Hello Ven,


--- In Pali@yahoogroups.com, Dhammanando Bhikkhu <dhammanando@...>
wrote:
>
> May I ask what are your grounds for supposing that the mere
> absence of the word "naasetabba" means that a defective
> ordination is to be accepted as valid in spite of its
> defects (vipatti) ?

If the action is referred to as upasamapada, and there is no mention
of it failing, whether by the usual term naasetabba or otherwise, i
can only presume it succeeds. I said earlier that i am not a Vinaya
expert, and would welcome some further comments in light of the
general principles underlying the validity or otherwise of
sanghakamma. But that's how it seems to me, reading simply and
directly from the relevant passage.



>
> The reason that you cite above -- the Buddha's use of
> "upasampadeyya" -- seems unsound to me,

This is the usual usage of such terms in the Vinaya. For example:

yo pana bhikkhu pa.thavi.m kha.neyya vaa kha.napeyya vaa,
paacittiya.m

I think we would agree that this must mean the earth is actually
dug, not that one tries and fails to dig the earth. Since such
idioms occur throughout the Vinaya, again i can only presume it has
the same meaning here, unless there is good reason to believe
otherwise.

for even in the
> cases that are naasetabba the Buddha also uses
> "upasampanna". Yet here it obviously does not mean that once
> accepted as a monk, a prohibited man's upasampadaa is to be
> treated as a fait accompli:
>
> pa.n.dako, bhikkhave, anupasampanno na upasampaadetabbo,
> upasampanno naasetabbo
> An unordained sexual aberrant, monks, must not be ordained;
> [if] ordained he is to be sent away.
>
> Notice that the eight cases where the Vinaya states that the
> defectively ordained man is to be "sent away" (naasetabba)
> all concern men for whom there is no possibility of ever
> receiving a valid upasampadaa in their present life (e.g.
> parricides, matricides, non-humans, sexual aberrants etc.).

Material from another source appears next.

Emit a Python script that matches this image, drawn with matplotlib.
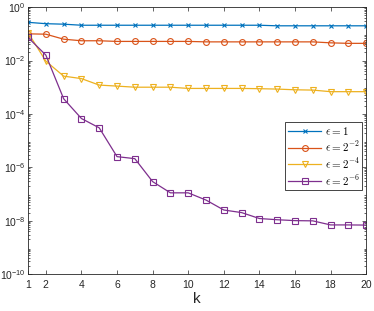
import matplotlib
matplotlib.use("Agg")
import matplotlib.pyplot as plt
import numpy as np
from matplotlib.ticker import FixedLocator, FuncFormatter, LogLocator, NullFormatter

plt.rcParams['font.family'] = ['Liberation Sans', 'DejaVu Sans']
plt.rcParams['mathtext.fontset'] = 'cm'

k = np.arange(1, 21)
err_eps1 = [0.27, 0.24, 0.23, 0.21, 0.21, 0.21, 0.21, 0.21, 0.21, 0.21,
            0.21, 0.21, 0.21, 0.21, 0.20, 0.20, 0.20, 0.20, 0.20, 0.20]
err_eps2 = [0.10, 0.097, 0.063, 0.055, 0.055, 0.052, 0.052, 0.052, 0.052, 0.052,
            0.050, 0.050, 0.050, 0.050, 0.050, 0.050, 0.050, 0.046, 0.044, 0.044]
err_eps4 = [0.11, 0.0095, 0.0026, 0.0021, 0.0012, 0.0011, 0.0010, 0.0010, 0.0010, 0.0009,
            0.0009, 0.0009, 0.0009, 0.00088, 0.00085, 0.0008, 0.00078, 0.00068, 0.00068, 0.00068]
err_eps6 = [0.073, 0.016, 3.7e-4, 6.7e-5, 3.0e-5, 2.5e-6, 2.1e-6, 2.9e-7, 1.1e-7, 1.1e-7,
            5.9e-8, 2.5e-8, 2.0e-8, 1.2e-8, 1.08e-8, 1.0e-8, 9.8e-9, 6.9e-9, 6.9e-9, 6.8e-9]
labels = [r'$\epsilon = 1$', r'$\epsilon = 2^{-2}$', r'$\epsilon = 2^{-4}$', r'$\epsilon = 2^{-6}$']
xticks = [1, 2, 4, 6, 8, 10, 12, 14, 16, 18, 20]

colors = ['#0072BD', '#D95319', '#EDB120', '#7E2F8E']
markers = ['x', 'o', 'v', 's']

fig = plt.figure(figsize=(3.74, 3.11), dpi=100)
ax = fig.add_axes([0.075, 0.119, 0.904, 0.858])

for y, c, m, lab in zip([err_eps1, err_eps2, err_eps4, err_eps6], colors, markers, labels):
    ax.semilogy(k, y, color=c, marker=m, markersize=4.2 if m != 'x' else 3.5,
                markerfacecolor='none', markeredgewidth=0.8, linewidth=0.9, label=lab)

ax.set_xlim(1, 20)
ax.set_ylim(1e-10, 1)
ax.xaxis.set_major_locator(FixedLocator(xticks))
ax.yaxis.set_major_locator(FixedLocator([1e-10, 1e-8, 1e-6, 1e-4, 1e-2, 1]))
ax.yaxis.set_minor_locator(LogLocator(base=10, subs=np.arange(2, 10), numticks=20))
ax.yaxis.set_minor_formatter(NullFormatter())
ax.yaxis.set_major_formatter(FuncFormatter(
    lambda v, p: r'$\mathregular{10^{%d}}$' % round(np.log10(v))))

ax.tick_params(which='both', direction='in', top=True, right=True, labelsize=7.5,
               colors='#262626', width=0.5)
ax.tick_params(which='major', length=3)
ax.tick_params(which='minor', length=1.5)
ax.tick_params(axis='x', pad=4)
ax.tick_params(axis='y', pad=2)
for s in ax.spines.values():
    s.set_linewidth(0.6)
    s.set_color('#262626')

ax.set_xlabel('k', fontsize=11, color='#262626', labelpad=2)

leg = ax.legend(loc='upper right', bbox_to_anchor=(0.988, 0.569), fontsize=8,
                fancybox=False, edgecolor='#262626', framealpha=1,
                handlelength=3.0, borderpad=0.25, labelspacing=0.2, handletextpad=0.3,
                borderaxespad=0)
leg.get_frame().set_linewidth(0.6)

fig.savefig('out.png', dpi=100)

Or is this just an assumption? Are we getting caught up in ways of
speaking? Again, reading literally from the passage you quote, it
would seem that the person is ordained (upasampanno - what else
could that possibly mean?) but that they should be expelled.
Naasetabba in such contexts clearly means 'expelled from the order',
not merely 'sent away' (from the monastery).

So whereas we tend to think such people cannot be ordained, perhaps
it would be more accurate to say that if they are ordained they are
to be immediately expelled. Unless, of course, there is another
passage in the Vinaya to justify the claim that they cannot be
ordained at all? I don't know.


In each case one
> would need to check with the Atthakathaa to determine
> whether the defect in question rendered the sa`nghakamma
> "kuppati" or "na kuppati". (The Vinaya Pi.taka by itself
> does not give enough information to decide this).

I would respectfully differ. I think the Buddha was quite capable of
describing how ordination was to take place, and think the
guidelines in the Vinaya are quite clear enough.